## Short exercise
Give the listing again exactly, omitting its images.
** start Collected material **
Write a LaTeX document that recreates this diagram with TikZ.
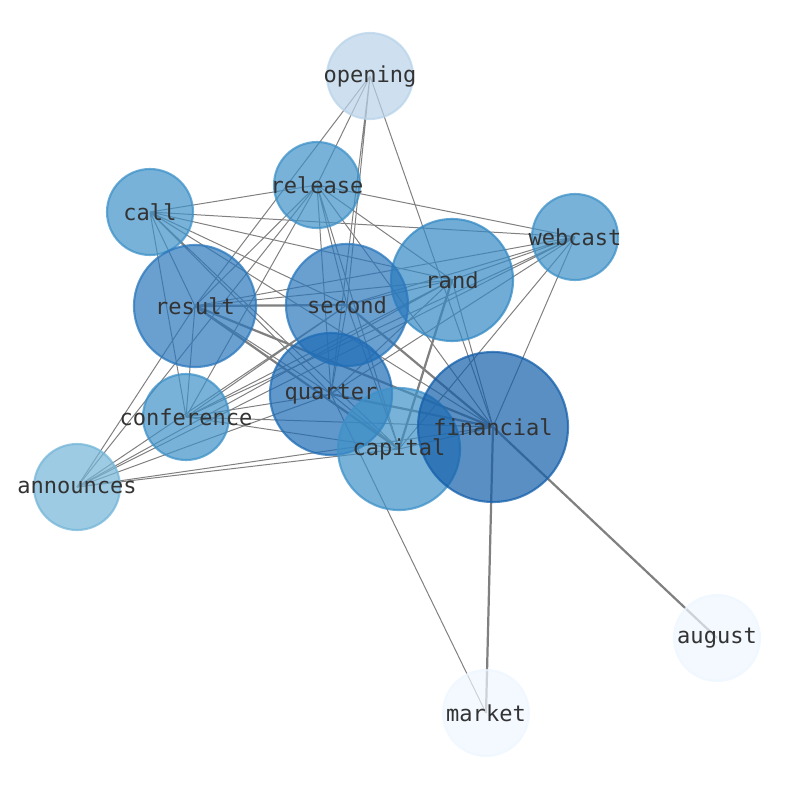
\documentclass[tikz,border=0pt]{standalone}
\usepackage{fontspec}
\newfontfamily\labelfont{DejaVu Sans Mono}

\definecolor{blueOpening}{RGB}{185,211,233}
\definecolor{blueMid}{RGB}{62,145,200}
\definecolor{blueMidDark}{RGB}{52,137,196}
\definecolor{blueDark}{RGB}{42,119,188}
\definecolor{blueDarker}{RGB}{30,108,182}
\definecolor{blueDeep}{RGB}{20,95,170}
\definecolor{blueAnnounces}{RGB}{116,181,216}
\definecolor{bluePale}{RGB}{238,246,255}

\begin{document}
\begin{tikzpicture}
            [x=0.03cm, y=-0.03cm,
            wordNode/.style={circle,
                        draw=#1,
                        fill=#1,
                        fill opacity=0.7,
                        draw opacity=0.75,
                        line width=1.8pt,
                        inner sep=0pt},
            wordText/.style={text=black!80,
                        text opacity=1,
                        inner sep=0pt,
                        font=\labelfont\fontsize{18.8}{20}\selectfont},
            smallWord/.style={wordNode=#1, minimum size=2.58cm},
            midWord/.style={wordNode=#1, minimum size=3.66cm},
            bigWord/.style={wordNode=#1, minimum size=4.5cm},
            thinEdge/.style={draw=black!50, line width=0.85pt},
            thickEdge/.style={draw=black!50, line width=1.9pt}]

            \useasboundingbox (0,0) rectangle (794,790);

            % positions of the words
            \coordinate (opening) at (370,76);
            \coordinate (release) at (317,185);
            \coordinate (call) at (150,212);
            \coordinate (webcast) at (575,237);
            \coordinate (rand) at (452,280);
            \coordinate (result) at (195,306);
            \coordinate (second) at (347,305);
            \coordinate (quarter) at (331,394);
            \coordinate (conference) at (186,417);
            \coordinate (financial) at (493,427);
            \coordinate (capital) at (399,449);
            \coordinate (announces) at (77,487);
            \coordinate (august) at (717,638);
            \coordinate (market) at (486,713);

            \draw [thinEdge] (opening) -- (release) (opening) -- (result) (opening) -- (second) (opening) -- (quarter) (opening) -- (financial);
            \draw [thinEdge] (release) -- (call) (release) -- (webcast) (release) -- (announces) (release) -- (result) (release) -- (second) (release) -- (quarter) (release) -- (capital) (release) -- (financial) (release) -- (rand) (release) -- (conference);
            \draw [thinEdge] (call) -- (webcast) (call) -- (rand) (call) -- (second) (call) -- (quarter) (call) -- (financial) (call) -- (capital) (call) -- (result) (call) -- (conference);
            \draw [thinEdge] (webcast) -- (rand) (webcast) -- (result) (webcast) -- (second) (webcast) -- (quarter) (webcast) -- (conference) (webcast) -- (announces) (webcast) -- (financial) (webcast) -- (capital);
            \draw [thinEdge] (rand) -- (result) (rand) -- (second) (rand) -- (quarter) (rand) -- (conference) (rand) -- (announces) (rand) -- (financial);
            \draw [thinEdge] (result) -- (quarter) (result) -- (conference) (result) -- (announces);
            \draw [thinEdge] (second) -- (quarter) (second) -- (capital) (second) -- (conference) (second) -- (announces);
            \draw [thinEdge] (quarter) -- (capital) (quarter) -- (conference) (quarter) -- (announces) (quarter) -- (market);
            \draw [thinEdge] (financial) -- (capital) (financial) -- (conference) (financial) -- (announces);
            \draw [thinEdge] (capital) -- (conference) (capital) -- (announces);

            \draw [thickEdge] (rand) -- (capital);
            \draw [thickEdge] (result) -- (second);
            \draw [thickEdge] (result) -- (financial);
            \draw [thickEdge] (result) -- (capital);
            \draw [thickEdge] (second) -- (financial);
            \draw [thickEdge] (quarter) -- (financial);
            \draw [thickEdge] (financial) -- (market);
            \draw [thickEdge] (financial) -- (august);

            % circles first, words on top
            \node[smallWord=blueOpening] (openingNode) at (opening) {};
            \node[smallWord=blueMid] (releaseNode) at (release) {};
            \node[smallWord=blueMid] (callNode) at (call) {};
            \node[smallWord=blueMid] (webcastNode) at (webcast) {};
            \node[midWord=blueMidDark] (randNode) at (rand) {};
            \node[midWord=blueDark] (resultNode) at (result) {};
            \node[midWord=blueDark] (secondNode) at (second) {};
            \node[midWord=blueDarker] (quarterNode) at (quarter) {};
            \node[smallWord=blueMid] (conferenceNode) at (conference) {};
            \node[midWord=blueMid] (capitalNode) at (capital) {};
            \node[bigWord=blueDeep] (financialNode) at (financial) {};
            \node[smallWord=blueAnnounces] (announcesNode) at (announces) {};
            \node[smallWord=bluePale] (augustNode) at (august) {};
            \node[smallWord=bluePale] (marketNode) at (market) {};

            \node[wordText] (openingText) at (openingNode) {opening};
            \node[wordText] (releaseText) at (releaseNode) {release};
            \node[wordText] (callText) at (callNode) {call};
            \node[wordText] (webcastText) at (webcastNode) {webcast};
            \node[wordText] (randText) at (randNode) {rand};
            \node[wordText] (resultText) at (resultNode) {result};
            \node[wordText] (secondText) at (secondNode) {second};
            \node[wordText] (quarterText) at (quarterNode) {quarter};
            \node[wordText] (conferenceText) at (conferenceNode) {conference};
            \node[wordText] (capitalText) at (capitalNode) {capital};
            \node[wordText] (financialText) at (financialNode) {financial};
            \node[wordText] (announcesText) at (announcesNode) {announces};
            \node[wordText] (augustText) at (augustNode) {august};
            \node[wordText] (marketText) at (marketNode) {market};
        \end{tikzpicture}
\end{document}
** end Collected material **
## Full output
Write a LaTeX document that recreates this diagram with TikZ.
\documentclass[tikz,border=0pt]{standalone}
\usepackage{fontspec}
\newfontfamily\labelfont{DejaVu Sans Mono}

\definecolor{blueOpening}{RGB}{185,211,233}
\definecolor{blueMid}{RGB}{62,145,200}
\definecolor{blueMidDark}{RGB}{52,137,196}
\definecolor{blueDark}{RGB}{42,119,188}
\definecolor{blueDarker}{RGB}{30,108,182}
\definecolor{blueDeep}{RGB}{20,95,170}
\definecolor{blueAnnounces}{RGB}{116,181,216}
\definecolor{bluePale}{RGB}{238,246,255}

\begin{document}
\begin{tikzpicture}
            [x=0.03cm, y=-0.03cm,
            wordNode/.style={circle,
                        draw=#1,
                        fill=#1,
                        fill opacity=0.7,
                        draw opacity=0.75,
                        line width=1.8pt,
                        inner sep=0pt},
            wordText/.style={text=black!80,
                        text opacity=1,
                        inner sep=0pt,
                        font=\labelfont\fontsize{18.8}{20}\selectfont},
            smallWord/.style={wordNode=#1, minimum size=2.58cm},
            midWord/.style={wordNode=#1, minimum size=3.66cm},
            bigWord/.style={wordNode=#1, minimum size=4.5cm},
            thinEdge/.style={draw=black!50, line width=0.85pt},
            thickEdge/.style={draw=black!50, line width=1.9pt}]

            \useasboundingbox (0,0) rectangle (794,790);

            % positions of the words
            \coordinate (opening) at (370,76);
            \coordinate (release) at (317,185);
            \coordinate (call) at (150,212);
            \coordinate (webcast) at (575,237);
            \coordinate (rand) at (452,280);
            \coordinate (result) at (195,306);
            \coordinate (second) at (347,305);
            \coordinate (quarter) at (331,394);
            \coordinate (conference) at (186,417);
            \coordinate (financial) at (493,427);
            \coordinate (capital) at (399,449);
            \coordinate (announces) at (77,487);
            \coordinate (august) at (717,638);
            \coordinate (market) at (486,713);

            \draw [thinEdge] (opening) -- (release) (opening) -- (result) (opening) -- (second) (opening) -- (quarter) (opening) -- (financial);
            \draw [thinEdge] (release) -- (call) (release) -- (webcast) (release) -- (announces) (release) -- (result) (release) -- (second) (release) -- (quarter) (release) -- (capital) (release) -- (financial) (release) -- (rand) (release) -- (conference);
            \draw [thinEdge] (call) -- (webcast) (call) -- (rand) (call) -- (second) (call) -- (quarter) (call) -- (financial) (call) -- (capital) (call) -- (result) (call) -- (conference);
            \draw [thinEdge] (webcast) -- (rand) (webcast) -- (result) (webcast) -- (second) (webcast) -- (quarter) (webcast) -- (conference) (webcast) -- (announces) (webcast) -- (financial) (webcast) -- (capital);
            \draw [thinEdge] (rand) -- (result) (rand) -- (second) (rand) -- (quarter) (rand) -- (conference) (rand) -- (announces) (rand) -- (financial);
            \draw [thinEdge] (result) -- (quarter) (result) -- (conference) (result) -- (announces);
            \draw [thinEdge] (second) -- (quarter) (second) -- (capital) (second) -- (conference) (second) -- (announces);
            \draw [thinEdge] (quarter) -- (capital) (quarter) -- (conference) (quarter) -- (announces) (quarter) -- (market);
            \draw [thinEdge] (financial) -- (capital) (financial) -- (conference) (financial) -- (announces);
            \draw [thinEdge] (capital) -- (conference) (capital) -- (announces);

            \draw [thickEdge] (rand) -- (capital);
            \draw [thickEdge] (result) -- (second);
            \draw [thickEdge] (result) -- (financial);
            \draw [thickEdge] (result) -- (capital);
            \draw [thickEdge] (second) -- (financial);
            \draw [thickEdge] (quarter) -- (financial);
            \draw [thickEdge] (financial) -- (market);
            \draw [thickEdge] (financial) -- (august);

            % circles first, words on top
            \node[smallWord=blueOpening] (openingNode) at (opening) {};
            \node[smallWord=blueMid] (releaseNode) at (release) {};
            \node[smallWord=blueMid] (callNode) at (call) {};
            \node[smallWord=blueMid] (webcastNode) at (webcast) {};
            \node[midWord=blueMidDark] (randNode) at (rand) {};
            \node[midWord=blueDark] (resultNode) at (result) {};
            \node[midWord=blueDark] (secondNode) at (second) {};
            \node[midWord=blueDarker] (quarterNode) at (quarter) {};
            \node[smallWord=blueMid] (conferenceNode) at (conference) {};
            \node[midWord=blueMid] (capitalNode) at (capital) {};
            \node[bigWord=blueDeep] (financialNode) at (financial) {};
            \node[smallWord=blueAnnounces] (announcesNode) at (announces) {};
            \node[smallWord=bluePale] (augustNode) at (august) {};
            \node[smallWord=bluePale] (marketNode) at (market) {};

            \node[wordText] (openingText) at (openingNode) {opening};
            \node[wordText] (releaseText) at (releaseNode) {release};
            \node[wordText] (callText) at (callNode) {call};
            \node[wordText] (webcastText) at (webcastNode) {webcast};
            \node[wordText] (randText) at (randNode) {rand};
            \node[wordText] (resultText) at (resultNode) {result};
            \node[wordText] (secondText) at (secondNode) {second};
            \node[wordText] (quarterText) at (quarterNode) {quarter};
            \node[wordText] (conferenceText) at (conferenceNode) {conference};
            \node[wordText] (capitalText) at (capitalNode) {capital};
            \node[wordText] (financialText) at (financialNode) {financial};
            \node[wordText] (announcesText) at (announcesNode) {announces};
            \node[wordText] (augustText) at (augustNode) {august};
            \node[wordText] (marketText) at (marketNode) {market};
        \end{tikzpicture}
\end{document}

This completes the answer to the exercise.